To underscore government’s seriousness to pursue the power reform agenda robustly, Nnaji was known to have removed top level managers of the generation, transmission and distribution companies who failed to perform and consistently missed their service level agreement targets.
Most of the chief executive officers (CEOs) of the successor companies, who were contacted by THISDAY over the current erratic supply declined to comment on the matter due to what they described as “the current atmosphere of uncertainty caused by the resignation of the former minister”.
Other CEOs, who spoke on condition of anonymity, referred THISDAY to the National Control Centre (NCC) at Oshogbo in Osun Sate, for clarifications.

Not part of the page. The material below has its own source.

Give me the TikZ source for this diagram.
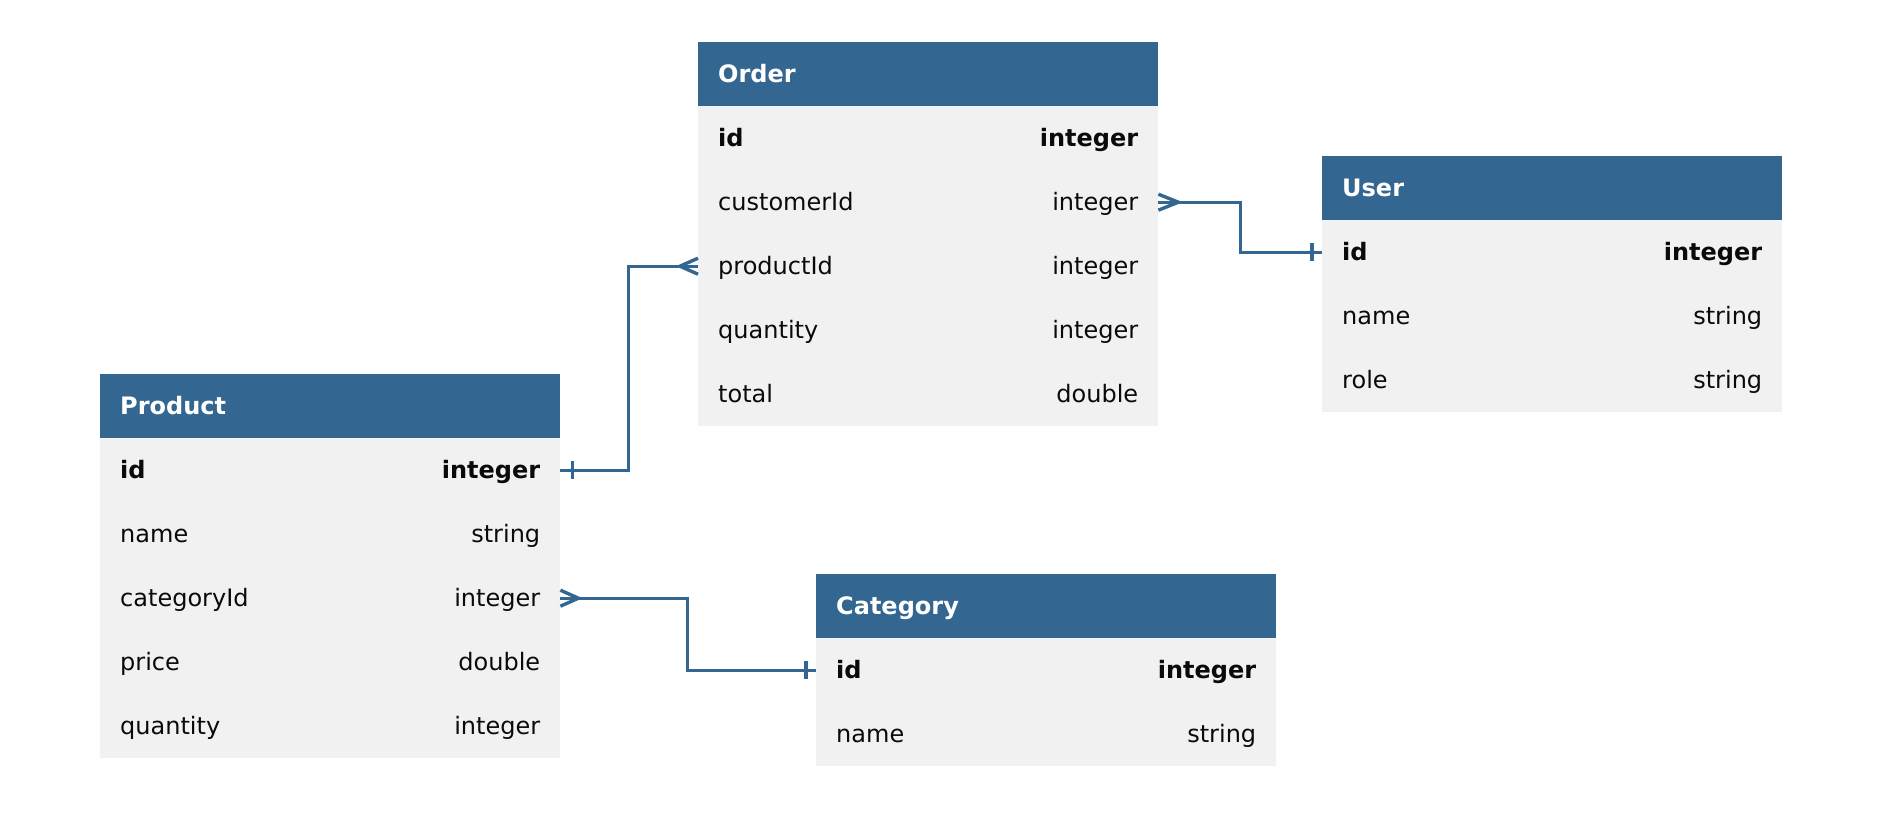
\documentclass[tikz,border=0pt]{standalone}
\usepackage{fontspec}
\setmainfont{DejaVu Sans}
\usetikzlibrary{calc}
\definecolor{hdrblue}{HTML}{336791}
\definecolor{rowgray}{HTML}{F1F1F1}
\definecolor{txtdark}{HTML}{0A0A0A}
\tikzset{
  hdr/.style={rectangle, anchor=north west, minimum width=460pt, minimum height=64pt, inner sep=0pt, fill=hdrblue},
  rowbox/.style={rectangle, anchor=north west, minimum width=460pt, minimum height=64pt, inner sep=0pt, fill=rowgray},
  hdrtext/.style={anchor=base west, inner sep=0pt, text=white, font=\fontsize{24}{28}\selectfont\bfseries},
  lefttext/.style={anchor=base west, inner sep=0pt, text=txtdark, font=\fontsize{24}{28}\selectfont},
  righttext/.style={anchor=base east, inner sep=0pt, text=txtdark, font=\fontsize{24}{28}\selectfont},
  conn/.style={draw=hdrblue, line width=3.4pt},
}
\newcommand{\ertable}[5]{%
  \node[hdr] (#1) at (#2,#3) {};
  \node[hdrtext] at ([xshift=20pt,yshift=-8.5pt]#1.west) {#4};
  \foreach \n/\l/\r [count=\i] in {#5} {
    \node[rowbox] (#1-\n) at (#2,#3+64*\i) {};
    \node[lefttext] at ([xshift=20pt,yshift=-8.5pt]#1-\n.west) {\ifnum\i=1 \bfseries\fi\l};
    \node[righttext] at ([xshift=-20pt,yshift=-8.5pt]#1-\n.east) {\ifnum\i=1 \bfseries\fi\r};
  }%
}
\begin{document}
\begin{tikzpicture}[x=1pt,y=-1pt]
\fill[white] (0,0) rectangle (1882,827);
\useasboundingbox (0,0) rectangle (1882,827);

\ertable{order}{698}{42}{Order}{id/id/integer, customerId/customerId/integer, productId/productId/integer, quantity/quantity/integer, total/total/double}
\ertable{user}{1322}{156}{User}{id/id/integer, name/name/string, role/role/string}
\ertable{product}{100}{374}{Product}{id/id/integer, name/name/string, categoryId/categoryId/integer, price/price/double, quantity/quantity/integer}
\ertable{category}{816}{574}{Category}{id/id/integer, name/name/string}

% Order.customerId >- User.id
\draw[conn] (order-customerId.east) -- ++(82,0) |- (user-id.west);
\draw[conn] ([yshift=8pt]order-customerId.east) -- ([xshift=20pt]order-customerId.east) -- ([yshift=-8pt]order-customerId.east);
\draw[conn] ([xshift=-10pt,yshift=9pt]user-id.west) -- ([xshift=-10pt,yshift=-9pt]user-id.west);

% Product.id -< Order.productId
\draw[conn] (product-id.east) -- ++(68,0) |- (order-productId.west);
\draw[conn] ([yshift=8pt]order-productId.west) -- ([xshift=-18pt]order-productId.west) -- ([yshift=-8pt]order-productId.west);
\draw[conn] ([xshift=12pt,yshift=9pt]product-id.east) -- ([xshift=12pt,yshift=-9pt]product-id.east);

% Product.categoryId >- Category.id
\draw[conn] (product-categoryId.east) -- ++(127,0) |- (category-id.west);
\draw[conn] ([yshift=8pt]product-categoryId.east) -- ([xshift=18pt]product-categoryId.east) -- ([yshift=-8pt]product-categoryId.east);
\draw[conn] ([xshift=-10pt,yshift=9pt]category-id.west) -- ([xshift=-10pt,yshift=-9pt]category-id.west);
\end{tikzpicture}
\end{document}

A source at NCC however blamed the fluctuation in supply on the inability of the distribution companies to respond quickly to faults on the lines.
He acknowledged that there was drop in daily allocations to the distribution companies since the resignation of the former minister but added that there could also be faults in some of the lines that might have affected the ability of the companies to deliver power to their customers.
He however declined to disclose the quantity of power being generated in the country.
“One thing is to send power from the generating companies to the grid via the control centre and another thing is allocating this power and sending it to the discos. But whether this power is delivered to the customers is a different ball game. There are losses between the Gencos and the national grid. There are also losses between the national grid and the discos. Of course, there are also losses between the distribution companies and the customers. If supply to the customers has dropped substantially, it means that the discos are not doing their jobs,” he said.
Nnaji had instilled discipline and accountability among PHCN top management when he was the presiding minister.
Barely one month after he assumed duties in July 2011, Nnaji sacked four CEOs of Distribution companies across the country.
He said the move was to strengthen the capacity of distribution companies nationwide to enable them serve the public better.
Also in April this year, he ordered the removal of the Managing Director of the Transmission Company of Nigeria (TCN); the market operator and the executive director, Human Resources of PHCN, for their failure to prevent what he described as “controllable impediment” to supply power to Nigerians.